Botulism in Inmates
Gordon Graham here with Today’s Tip from Lexipol. And Today’s Tip deals with botulism.
Inmates may show symptoms of Botulism after consuming jail-made alcohol, commonly known as Pruno.
The very word strikes fear into the hearts of man. But what does that have to do with our jails?
Botulism can result in muscle paralysis. The symptoms include feeling tired, double or blurred vision, vomiting, difficulty talking, weakness and paralysis that may involve the respiratory system. Generally, there is no fever associated with botulism.
Again you ask, “OK Gordie, great information, but what does that have to do with our jails? Well, I’ll tell you.

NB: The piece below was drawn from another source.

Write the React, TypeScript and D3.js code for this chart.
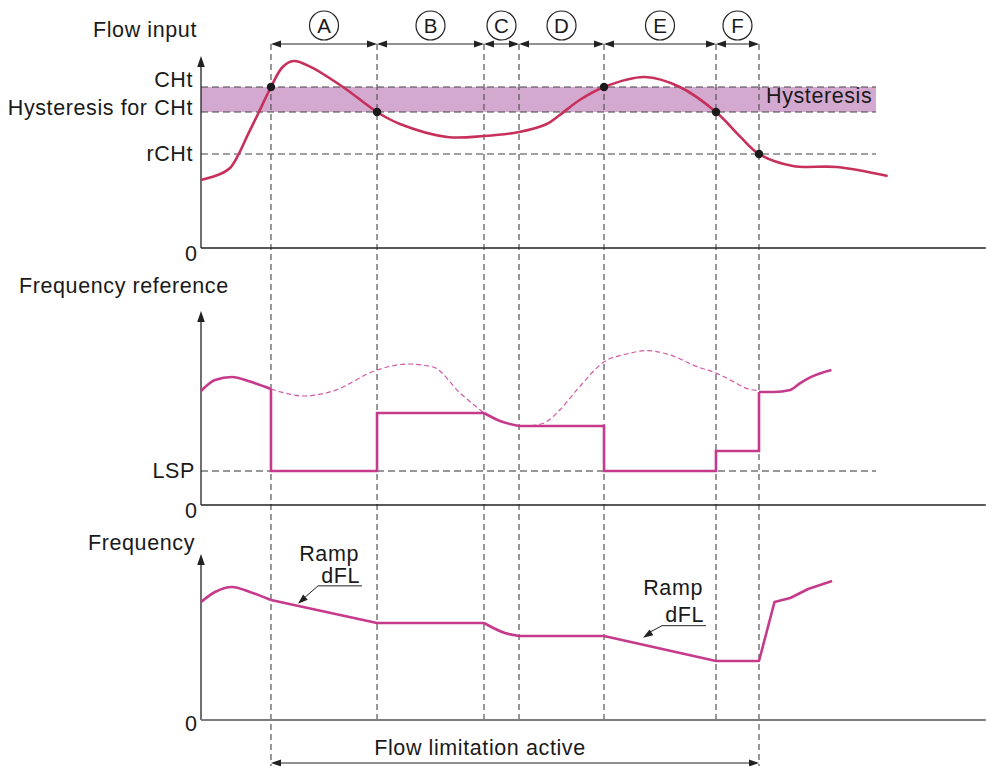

Many infected inmates require hospitalization. Recovery with proper medical care can often take weeks or even months. It can be life- threatening and expensive.

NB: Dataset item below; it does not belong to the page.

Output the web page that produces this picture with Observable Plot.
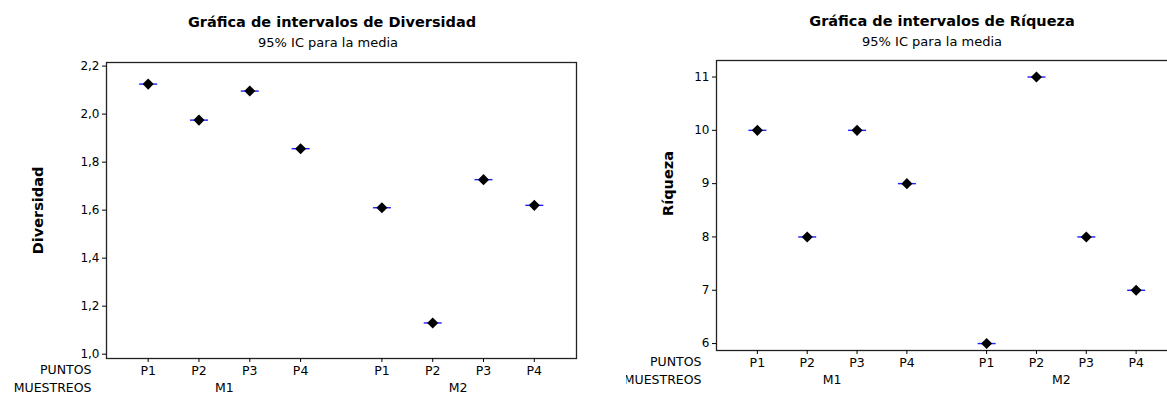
<!DOCTYPE html>
<html><head><meta charset="utf-8">
<script src="https://cdn.jsdelivr.net/npm/d3@7"></script>
<script src="https://cdn.jsdelivr.net/npm/@observablehq/plot@0.6"></script>
<style>
body{margin:0;background:#fff;}
#wrap{position:relative;width:1167px;height:403px;overflow:hidden;background:#fff;font-family:"DejaVu Sans",sans-serif;color:#000;}
.title{position:absolute;font-weight:bold;font-size:14.5px;transform:translate(-50%,-50%);white-space:nowrap;}
.sub{position:absolute;font-size:13px;transform:translate(-50%,-50%);white-space:nowrap;}
#left{position:absolute;left:0;top:0;width:590px;height:403px;}
#rightclip{position:absolute;left:626px;top:0;width:541px;height:403px;overflow:hidden;}
#right{position:absolute;left:-31px;top:0;width:590px;height:403px;}
#wrap svg{max-width:none !important;width:590px !important;height:403px !important;}
</style></head><body>
<div id="wrap">
  <div id="left"></div>
  <div id="rightclip"><div id="right"></div></div>
  <div class="title" style="left:332px;top:22px">Gráfica de intervalos de Diversidad</div>
  <div class="sub" style="left:328px;top:42px">95% IC para la media</div>
  <div class="title" style="left:942px;top:21px">Gráfica de intervalos de Ríqueza</div>
  <div class="sub" style="left:932px;top:41px">95% IC para la media</div>
</div>
<script>
// ---- data ----
const muestreos = ["M1","M1","M1","M1","M2","M2","M2","M2"];
const puntos = ["P1","P2","P3","P4","P1","P2","P3","P4"];
const diversidad = [2.125, 1.975, 2.096, 1.856, 1.61, 1.13, 1.727, 1.62];
const riqueza = [10, 8, 10, 9, 6, 11, 8, 7];
const diversidadTicks = [1.0, 1.2, 1.4, 1.6, 1.8, 2.0, 2.2];
const riquezaTicks = [6, 7, 8, 9, 10, 11];
const groupLabels = ["M1", "M2"];

// layout: slot index within group, with extra gap between groups
const groupGap = 0.6;
const pos = puntos.map((p, i) => (i % 4) + groupLabels.indexOf(muestreos[i]) * (4 + groupGap));
const groupCenters = groupLabels.map(g => {
  const ps = pos.filter((_, i) => muestreos[i] === g);
  return {g, x: (d3.min(ps) + d3.max(ps)) / 2};
});
const labelAt = new Map(pos.map((x, i) => [x, puntos[i]]));

// horizontal CI segment symbol
const hline = {draw(ctx, size) { const w = Math.sqrt(size / Math.PI); ctx.moveTo(-w, 0); ctx.lineTo(w, 0); }};

function panel({values, yTicks, yDomain, fmt, ylabel, ylabelDx, ylabelDy, width, height, mt, mr, mb, ml}) {
  const rows = values.map((v, i) => ({x: pos[i], y: v}));
  return Plot.plot({
    width, height, marginTop: mt, marginRight: mr, marginBottom: mb, marginLeft: ml,
    style: {fontFamily: "DejaVu Sans, sans-serif", fontSize: "12px", color: "#000", background: "transparent", overflow: "visible"},
    x: {type: "linear", domain: [-0.82, 8.43], axis: null},
    y: {domain: yDomain, axis: null},
    marks: [
      Plot.frame({stroke: "#222", strokeWidth: 1.3}),
      Plot.axisY(yTicks, {anchor: "left", tickSize: 4, tickPadding: 3, tickFormat: fmt, label: null, fontSize: 12}),
      Plot.axisX(pos, {anchor: "bottom", tickSize: 4, tickPadding: 4, tickFormat: d => labelAt.get(d), label: null, fontSize: 12.5}),
      Plot.text(groupCenters, {x: "x", text: "g", frameAnchor: "bottom", dy: 33, fontSize: 12.5}),
      Plot.text(["PUNTOS"], {frameAnchor: "bottom-left", textAnchor: "end", dx: -15, dy: 15, fontSize: 12.5}),
      Plot.text(["MUESTREOS"], {frameAnchor: "bottom-left", textAnchor: "end", dx: -15, dy: 33, fontSize: 12.5}),
      Plot.text([ylabel], {frameAnchor: "left", textAnchor: "middle", rotate: -90, dx: ylabelDx, dy: ylabelDy, fontWeight: "bold", fontSize: 14.5}),
      Plot.dot(rows, {x: "x", y: "y", symbol: hline, r: 9, stroke: "#1f1fff", strokeWidth: 1.4, fill: "none"}),
      Plot.dot(rows, {x: "x", y: "y", symbol: "diamond2", r: 5, fill: "#000", stroke: "none"})
    ]
  });
}

document.getElementById("left").append(panel({
  values: diversidad, yTicks: diversidadTicks, yDomain: [0.982, 2.215],
  fmt: d => d.toFixed(1).replace(".", ","), ylabel: "Diversidad", ylabelDx: -68, ylabelDy: 0,
  width: 590, height: 403, mt: 62, mr: 14, mb: 45, ml: 106
}));
document.getElementById("right").append(panel({
  values: riqueza, yTicks: riquezaTicks, yDomain: [5.87, 11.31],
  fmt: d => String(d), ylabel: "Ríqueza", ylabelDx: -48, ylabelDy: -22,
  width: 590, height: 403, mt: 60, mr: 8, mb: 53, ml: 121
}));
</script>
</body></html>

Pruno in the jail is typically made by fermenting sugar and fruit in water. Other ingredients may include potatoes, corn, bread and rice. Recent outbreaks in some correctional facilities involved the use of potatoes, both baked and raw.
This concoction is typically “brewed” in a re-sealable plastic bag commonly used and available to inmates throughout Correctional systems. Bags and socks that contain partially fermented residue are often shared among Pruno brewers spreading the toxins to other inmates.
Aside from the health issue presented by the problem, the hospital charges for one recent outbreak cost tax payers over $500,000.
The risk of Botulism from consuming Pruno should be conveyed to all inmates on a regular basis. Staff conducting housing searches should be briefed on the dangers of Pruno and be made aware of the problem.
Remember, predictable is preventable.
And that is Today’s Tip from Lexipol. Gordon Graham signing off.